少女売春「支援」?避妊具の支給は正しいそれだけの理由

 SNSにこんな投稿があった(主旨)――。

 「貧困少女への支援物資に避妊具が入っている。支援団体関係者は、少女がお金をもらうために売春し、その時に身を守る必要があるから、避妊具を支給していると説明する。これを聞いて驚いた。売春行為に至らないよう、少女たちを保護する活動団体の務めではないか。行為それ自体が論外で、避妊具の支給は売春助長につながりかねない」

 避妊具支給は、正しい支援のやり方だ。

 売春は「悪いこと」だ。これは「価値判断」。少女たちがまったく売春しないのは、「最善」だ。「最善」が達成できればいいのだが、現実としては物理的に、売春を完全防止することができない。これは「事実認識」だ。

 結果的に売春による妊娠や中絶という二次被害を受けるのは少女たちで、出産した場合養育に社会福祉が当てられ、納税人の負担になる。さらに貧困層から生まれた次世代も貧困層になり、将来的に貧困故の次の売春や犯罪、社会貧困層の総量拡大につながるという三次被害も生じかねない。

 避妊具の支給によって、売春があっても、少なくとも二次や三次被害という「次悪」「最悪」をなるべく避け、減らすという意味での「次善」である。
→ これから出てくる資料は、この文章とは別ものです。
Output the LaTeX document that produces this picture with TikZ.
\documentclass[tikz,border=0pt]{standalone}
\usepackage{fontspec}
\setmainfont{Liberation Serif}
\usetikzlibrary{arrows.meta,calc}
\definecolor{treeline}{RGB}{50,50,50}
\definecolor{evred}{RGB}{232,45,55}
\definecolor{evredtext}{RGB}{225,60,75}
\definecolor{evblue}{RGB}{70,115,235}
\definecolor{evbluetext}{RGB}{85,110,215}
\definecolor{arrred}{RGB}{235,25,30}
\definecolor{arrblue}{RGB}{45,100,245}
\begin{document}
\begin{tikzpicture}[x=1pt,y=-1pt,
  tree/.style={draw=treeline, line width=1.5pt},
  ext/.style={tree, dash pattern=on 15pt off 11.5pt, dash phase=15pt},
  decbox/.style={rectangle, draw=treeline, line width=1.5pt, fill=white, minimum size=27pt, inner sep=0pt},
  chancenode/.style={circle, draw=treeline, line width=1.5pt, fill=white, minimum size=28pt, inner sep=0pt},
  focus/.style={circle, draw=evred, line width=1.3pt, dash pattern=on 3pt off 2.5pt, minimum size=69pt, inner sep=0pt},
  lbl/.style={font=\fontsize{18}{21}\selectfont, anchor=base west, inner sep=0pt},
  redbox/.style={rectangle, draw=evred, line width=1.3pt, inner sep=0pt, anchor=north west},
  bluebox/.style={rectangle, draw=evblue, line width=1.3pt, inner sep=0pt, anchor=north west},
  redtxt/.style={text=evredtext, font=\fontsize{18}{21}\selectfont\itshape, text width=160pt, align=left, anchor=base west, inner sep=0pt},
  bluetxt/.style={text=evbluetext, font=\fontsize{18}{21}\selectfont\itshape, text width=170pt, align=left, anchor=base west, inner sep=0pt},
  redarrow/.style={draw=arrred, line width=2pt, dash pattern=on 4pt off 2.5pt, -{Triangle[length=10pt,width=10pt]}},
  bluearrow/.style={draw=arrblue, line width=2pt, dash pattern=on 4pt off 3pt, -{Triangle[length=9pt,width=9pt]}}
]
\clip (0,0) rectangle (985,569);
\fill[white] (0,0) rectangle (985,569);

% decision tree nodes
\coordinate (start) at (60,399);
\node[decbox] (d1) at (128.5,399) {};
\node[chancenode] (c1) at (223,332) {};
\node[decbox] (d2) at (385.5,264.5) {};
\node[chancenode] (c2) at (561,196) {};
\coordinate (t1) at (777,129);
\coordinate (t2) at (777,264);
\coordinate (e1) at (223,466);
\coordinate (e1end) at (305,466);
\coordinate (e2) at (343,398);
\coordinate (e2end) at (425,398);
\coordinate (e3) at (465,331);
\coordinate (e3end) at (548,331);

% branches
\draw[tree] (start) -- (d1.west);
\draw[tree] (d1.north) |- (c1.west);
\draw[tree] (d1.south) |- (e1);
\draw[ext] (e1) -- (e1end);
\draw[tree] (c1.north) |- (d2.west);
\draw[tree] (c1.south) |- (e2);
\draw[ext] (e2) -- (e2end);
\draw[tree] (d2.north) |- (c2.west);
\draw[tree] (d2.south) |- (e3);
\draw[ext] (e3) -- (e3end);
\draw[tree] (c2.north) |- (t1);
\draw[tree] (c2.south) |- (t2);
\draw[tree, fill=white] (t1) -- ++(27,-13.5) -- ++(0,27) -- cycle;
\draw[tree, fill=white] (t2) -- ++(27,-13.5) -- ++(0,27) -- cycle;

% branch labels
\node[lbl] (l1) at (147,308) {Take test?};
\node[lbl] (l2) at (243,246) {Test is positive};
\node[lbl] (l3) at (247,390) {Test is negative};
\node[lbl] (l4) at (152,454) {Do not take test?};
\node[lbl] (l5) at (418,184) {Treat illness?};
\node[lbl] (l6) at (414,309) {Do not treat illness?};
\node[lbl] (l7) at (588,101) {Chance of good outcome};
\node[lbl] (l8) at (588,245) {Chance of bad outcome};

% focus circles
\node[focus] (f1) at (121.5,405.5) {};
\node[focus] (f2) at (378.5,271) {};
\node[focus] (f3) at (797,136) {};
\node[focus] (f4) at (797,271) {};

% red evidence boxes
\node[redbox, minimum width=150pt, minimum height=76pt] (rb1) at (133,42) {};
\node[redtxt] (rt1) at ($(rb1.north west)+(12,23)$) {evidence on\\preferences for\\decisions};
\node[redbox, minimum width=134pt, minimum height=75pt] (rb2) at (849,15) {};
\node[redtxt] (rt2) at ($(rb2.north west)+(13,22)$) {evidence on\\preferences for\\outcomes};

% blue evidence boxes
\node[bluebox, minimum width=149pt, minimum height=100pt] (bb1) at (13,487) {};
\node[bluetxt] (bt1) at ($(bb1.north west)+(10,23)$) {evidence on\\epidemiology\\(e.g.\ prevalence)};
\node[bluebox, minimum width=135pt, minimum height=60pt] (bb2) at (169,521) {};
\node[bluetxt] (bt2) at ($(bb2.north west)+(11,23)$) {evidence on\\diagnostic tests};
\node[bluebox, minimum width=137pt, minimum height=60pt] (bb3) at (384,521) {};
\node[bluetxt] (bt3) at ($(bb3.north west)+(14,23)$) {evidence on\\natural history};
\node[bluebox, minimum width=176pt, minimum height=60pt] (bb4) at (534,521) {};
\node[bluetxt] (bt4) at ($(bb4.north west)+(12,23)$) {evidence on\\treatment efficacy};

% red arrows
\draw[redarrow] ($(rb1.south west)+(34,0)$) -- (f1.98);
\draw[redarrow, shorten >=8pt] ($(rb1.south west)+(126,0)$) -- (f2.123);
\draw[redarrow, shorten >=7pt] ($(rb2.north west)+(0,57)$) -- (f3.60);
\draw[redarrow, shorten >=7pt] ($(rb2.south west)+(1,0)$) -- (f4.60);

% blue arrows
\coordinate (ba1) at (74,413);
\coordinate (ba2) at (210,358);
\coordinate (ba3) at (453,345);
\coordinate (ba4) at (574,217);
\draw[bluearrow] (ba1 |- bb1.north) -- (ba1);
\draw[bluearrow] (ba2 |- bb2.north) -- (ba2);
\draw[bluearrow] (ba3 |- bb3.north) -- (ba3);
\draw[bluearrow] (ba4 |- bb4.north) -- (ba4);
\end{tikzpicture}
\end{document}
「最善」の達成に失敗して「次悪」や「最悪」に転落するよりも、妥協しての「次善」が現実的にもっとも効果的ではないだろうか。

 無論、売春防止は大事で、取り組むべきことだ。その議論は別に機会に譲りたい。
 
 日本人は往々にして「価値判断」先行して「事実認識」を無視する傾向がある。つまり、「べき論」をベースにする「理想」を追いかける。しかし、失敗したら「どん底」に陥る。日本人の幸福度が世界的に低いのも、そのためだ。
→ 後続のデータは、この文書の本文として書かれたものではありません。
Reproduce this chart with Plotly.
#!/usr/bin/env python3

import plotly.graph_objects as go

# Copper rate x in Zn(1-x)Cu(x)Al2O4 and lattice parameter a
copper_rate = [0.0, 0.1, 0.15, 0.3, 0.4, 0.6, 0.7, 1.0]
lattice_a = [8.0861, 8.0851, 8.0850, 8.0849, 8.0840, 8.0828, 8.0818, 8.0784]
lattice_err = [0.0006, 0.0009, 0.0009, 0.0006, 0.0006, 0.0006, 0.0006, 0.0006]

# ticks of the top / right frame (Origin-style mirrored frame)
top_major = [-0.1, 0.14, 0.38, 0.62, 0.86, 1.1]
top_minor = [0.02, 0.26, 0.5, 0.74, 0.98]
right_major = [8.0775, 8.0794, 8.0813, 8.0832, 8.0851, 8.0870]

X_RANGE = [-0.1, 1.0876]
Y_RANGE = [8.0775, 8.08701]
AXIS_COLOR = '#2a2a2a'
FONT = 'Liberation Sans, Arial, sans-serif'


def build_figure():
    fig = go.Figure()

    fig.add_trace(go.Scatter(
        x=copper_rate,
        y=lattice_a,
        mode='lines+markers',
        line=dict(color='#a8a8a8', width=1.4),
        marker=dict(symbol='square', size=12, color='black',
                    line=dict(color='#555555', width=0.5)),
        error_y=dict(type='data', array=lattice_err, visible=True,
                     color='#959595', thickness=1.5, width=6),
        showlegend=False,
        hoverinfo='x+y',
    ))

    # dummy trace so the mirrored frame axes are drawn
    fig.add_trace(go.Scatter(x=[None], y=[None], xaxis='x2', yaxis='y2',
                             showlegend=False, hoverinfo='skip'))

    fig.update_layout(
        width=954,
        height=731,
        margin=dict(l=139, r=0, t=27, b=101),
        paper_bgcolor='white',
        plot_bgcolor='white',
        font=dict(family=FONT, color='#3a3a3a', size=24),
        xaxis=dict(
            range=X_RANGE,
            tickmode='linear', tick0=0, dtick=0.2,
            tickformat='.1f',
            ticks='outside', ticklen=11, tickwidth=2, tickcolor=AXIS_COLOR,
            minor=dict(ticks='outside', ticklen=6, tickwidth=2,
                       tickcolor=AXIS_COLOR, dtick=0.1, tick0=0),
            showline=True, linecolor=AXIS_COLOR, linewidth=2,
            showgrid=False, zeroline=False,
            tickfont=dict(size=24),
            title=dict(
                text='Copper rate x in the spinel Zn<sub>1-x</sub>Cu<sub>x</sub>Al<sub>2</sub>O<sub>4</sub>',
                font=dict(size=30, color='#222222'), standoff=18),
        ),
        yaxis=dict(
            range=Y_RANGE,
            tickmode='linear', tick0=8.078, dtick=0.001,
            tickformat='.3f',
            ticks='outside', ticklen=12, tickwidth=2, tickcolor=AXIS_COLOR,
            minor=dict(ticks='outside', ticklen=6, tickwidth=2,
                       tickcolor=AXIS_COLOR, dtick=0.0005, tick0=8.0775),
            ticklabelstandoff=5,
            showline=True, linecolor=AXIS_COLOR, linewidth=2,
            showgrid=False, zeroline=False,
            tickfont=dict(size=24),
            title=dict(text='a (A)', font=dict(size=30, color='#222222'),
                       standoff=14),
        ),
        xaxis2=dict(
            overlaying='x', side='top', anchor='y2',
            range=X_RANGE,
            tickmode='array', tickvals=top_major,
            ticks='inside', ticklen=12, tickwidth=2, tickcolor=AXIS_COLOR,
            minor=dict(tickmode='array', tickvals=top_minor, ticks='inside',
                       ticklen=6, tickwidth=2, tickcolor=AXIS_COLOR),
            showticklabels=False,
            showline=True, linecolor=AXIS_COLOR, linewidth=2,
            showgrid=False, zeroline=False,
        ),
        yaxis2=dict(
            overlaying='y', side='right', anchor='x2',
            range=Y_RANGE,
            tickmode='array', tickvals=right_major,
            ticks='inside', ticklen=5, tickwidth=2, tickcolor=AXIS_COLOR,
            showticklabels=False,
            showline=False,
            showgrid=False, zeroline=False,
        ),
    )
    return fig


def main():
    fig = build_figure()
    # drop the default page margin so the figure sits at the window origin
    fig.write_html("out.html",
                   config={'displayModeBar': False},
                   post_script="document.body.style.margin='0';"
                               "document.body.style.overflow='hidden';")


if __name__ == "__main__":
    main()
 理想を掲げるのは、簡単だが、理想と現実のギャップを埋めるのが、難しい。ギャップが埋まらないままにしておくと、不幸が増える。個人の不幸ならまだしも、社会政策レベルになると、社会全体の問題にまで発展する。現実を認識し、妥協すべきところは妥協するのが賢明だろう。

 そういう意味で、最善となる理想を掲げないか、低い理想しか掲げないことが大事だ。それでも、ギャップが埋まらないことがある。その場合は、さらに理想を下げると。

 日本社会は、いわゆる正論、最善論を掲げる同調社会である。最善論が出た時点で、「空気」がそれで固まってしまう。そこで誰もが次善を言い出せなくなる。長いこと、こういう社会に生きていると、ついつい最善論しか語れなくなってしまう。つまり、次善を考える思考力が失われることだ。

 現実は醜悪だったりする。いや、むしろそういう場面が多い。私自身は仕事柄、現実主義者なので、どうしても醜悪な現実にしか向き合わない習慣が身についている。引き算よりも、足し算。善美たる理想の実現における挫折という引き算よりも、醜悪な現実を少しでも改善していけば、足し算になり、幸せを実感できる。

 幸せになる方法は、ひとえに、「べき論」を語らず、志を低くすることである。